Byrd applied the hold to protest the administration's competitive sourcing initiative, which aims to put 425,000 federal jobs up for competition with private firms, and to press for greater congressional input on Bush management reforms.
The senator removed the hold after holding discussions with Johnson on the management agenda, according to Byrd spokeswoman Jennifer Reed. Johnson paid a visit to Byrd on May 7, and the two exchanged letters addressing the senator's concerns.
"His motivation was just to open up the lines of communications about this issue; he didn't want the management agenda to just slide by," she said. Reed added that Byrd remains concerned about the competitive sourcing push. "He hears quite a bit from West Virginia constituents that are very concerned for their jobs," she said. The Office of Management and Budget would not comment on the development.
Johnson, the former White House personnel director, has been serving as counselor to OMB Director Mitch Daniels since his nomination to be deputy director for management at OMB in January. Johnson already has put his stamp on the management agenda through the "Proud to Be" initiative, a goal-setting exercise designed to move agencies out of "red," or failing, status on OMB's traffic-light-style management scorecard by July 1, 2004.

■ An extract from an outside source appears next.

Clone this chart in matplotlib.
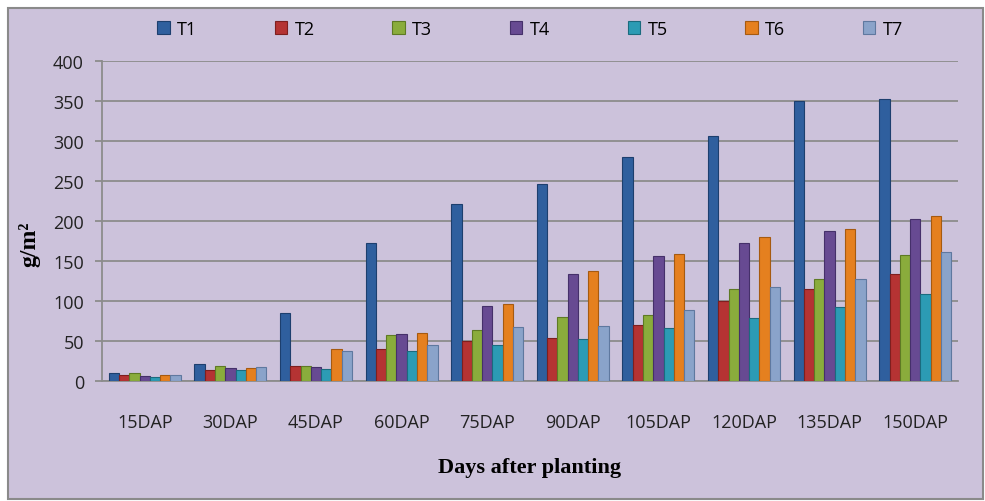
import matplotlib.pyplot as plt
import numpy as np
from matplotlib.patches import Rectangle

days = ['15DAP', '30DAP', '45DAP', '60DAP', '75DAP', '90DAP', '105DAP', '120DAP', '135DAP', '150DAP']
treatments = ['T1', 'T2', 'T3', 'T4', 'T5', 'T6', 'T7']

t1 = [10, 21, 85, 173, 221, 246, 280, 306, 350, 352]
t2 = [8, 14, 19, 40, 50, 54, 70, 100, 115, 134]
t3 = [10, 19, 19, 57, 64, 80, 82, 115, 127, 157]
t4 = [6, 16, 18, 59, 94, 134, 156, 173, 188, 203]
t5 = [5, 14, 15, 37, 45, 52, 66, 79, 93, 109]
t6 = [8, 16, 40, 60, 96, 138, 159, 180, 190, 206]
t7 = [8, 17, 38, 45, 67, 69, 89, 117, 128, 161]
series = [t1, t2, t3, t4, t5, t6, t7]

colors = ['#2F5F9E', '#B53333', '#8AAC3C', '#674A92', '#2C9BB4', '#E5801F', '#8AA3CA']
edges = ['#1D3F6E', '#7E1F1F', '#5E7A24', '#45306A', '#1B6B7E', '#A65A10', '#5F789F']
bg = '#CCC2DB'

fig = plt.figure(figsize=(9.85, 5.02), dpi=100)
fig.patch.set_facecolor('white')
fig.patches.append(Rectangle((8 / 985, 2 / 502), 975 / 985, 491 / 502, transform=fig.transFigure,
                             facecolor=bg, edgecolor='#8a8a8a', linewidth=1.5, zorder=-5))

ax = fig.add_axes([102 / 985, 120 / 502, 856 / 985, 320 / 502])
ax.set_zorder(2)
ax.set_facecolor(bg)

x = np.arange(len(days))
w = 0.12
for i, (vals, name) in enumerate(zip(series, treatments)):
    ax.bar(x + (i - 3) * w, vals, width=w, color=colors[i], edgecolor=edges[i],
           linewidth=0.8, label=name, zorder=3)

ax.set_xlim(-0.5, len(days) - 0.5)
ax.set_ylim(0, 400)
ax.set_yticks(np.arange(0, 401, 50))
ax.set_xticks(x)
ax.set_xticklabels(days)
ax.grid(axis='y', color='#8c8c8c', linewidth=1.3, zorder=0)
ax.set_axisbelow(True)
for s in ['top', 'right']:
    ax.spines[s].set_visible(False)
for s in ['left', 'bottom']:
    ax.spines[s].set_color('#8c8c8c')
    ax.spines[s].set_linewidth(1.3)
ax.tick_params(axis='y', colors='#8c8c8c', labelcolor='#222222', labelsize=13, length=5, width=1.3, pad=8)
ax.tick_params(axis='x', length=0, labelsize=13, labelcolor='#222222', pad=23)
for lbl in ax.get_xticklabels() + ax.get_yticklabels():
    lbl.set_family('Open Sans')

ax.set_ylabel('g/m²', family='Liberation Serif', fontweight='bold', fontsize=17)
ax.yaxis.set_label_coords(-0.072, 0.43)
ax.set_xlabel('Days after planting', family='Liberation Serif', fontweight='bold', fontsize=16, labelpad=19)

leg = fig.legend(loc='center', bbox_to_anchor=(0.538, 1 - 30 / 502), ncol=7, frameon=False,
                 handlelength=0.7, handleheight=0.7, columnspacing=4.3, handletextpad=0.4,
                 prop={'family': 'Open Sans', 'size': 13})
leg.set_zorder(3)

fig.savefig('out.png', dpi=100, facecolor='white')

Besides holding up Johnson's nomination, Byrd's hold also factored in OMB's decision to not release its final, revised version of Circular A-76, the government's job competition manual, according to several sources. The new circular was originally slated to be issued in January.
Byrd and Johnson discussed competitive sourcing in their letter exchange. In a letter Byrd handed to Johnson at their May 7 meeting, the senator asked Johnson to share agency competitive sourcing plans with Congress. "Congress has a right and a duty to know about the specific agency proposals as they are being considered," he wrote.
In a May 8 response, Johnson pledged to make the competitive sourcing effort transparent to Congress and the public.
"The process that enables true public-private competition should be open not only to Congress, but open and fair to the public, the employees, and all others who share our goal of delivering the best service at the best value to the taxpayers," wrote Johnson.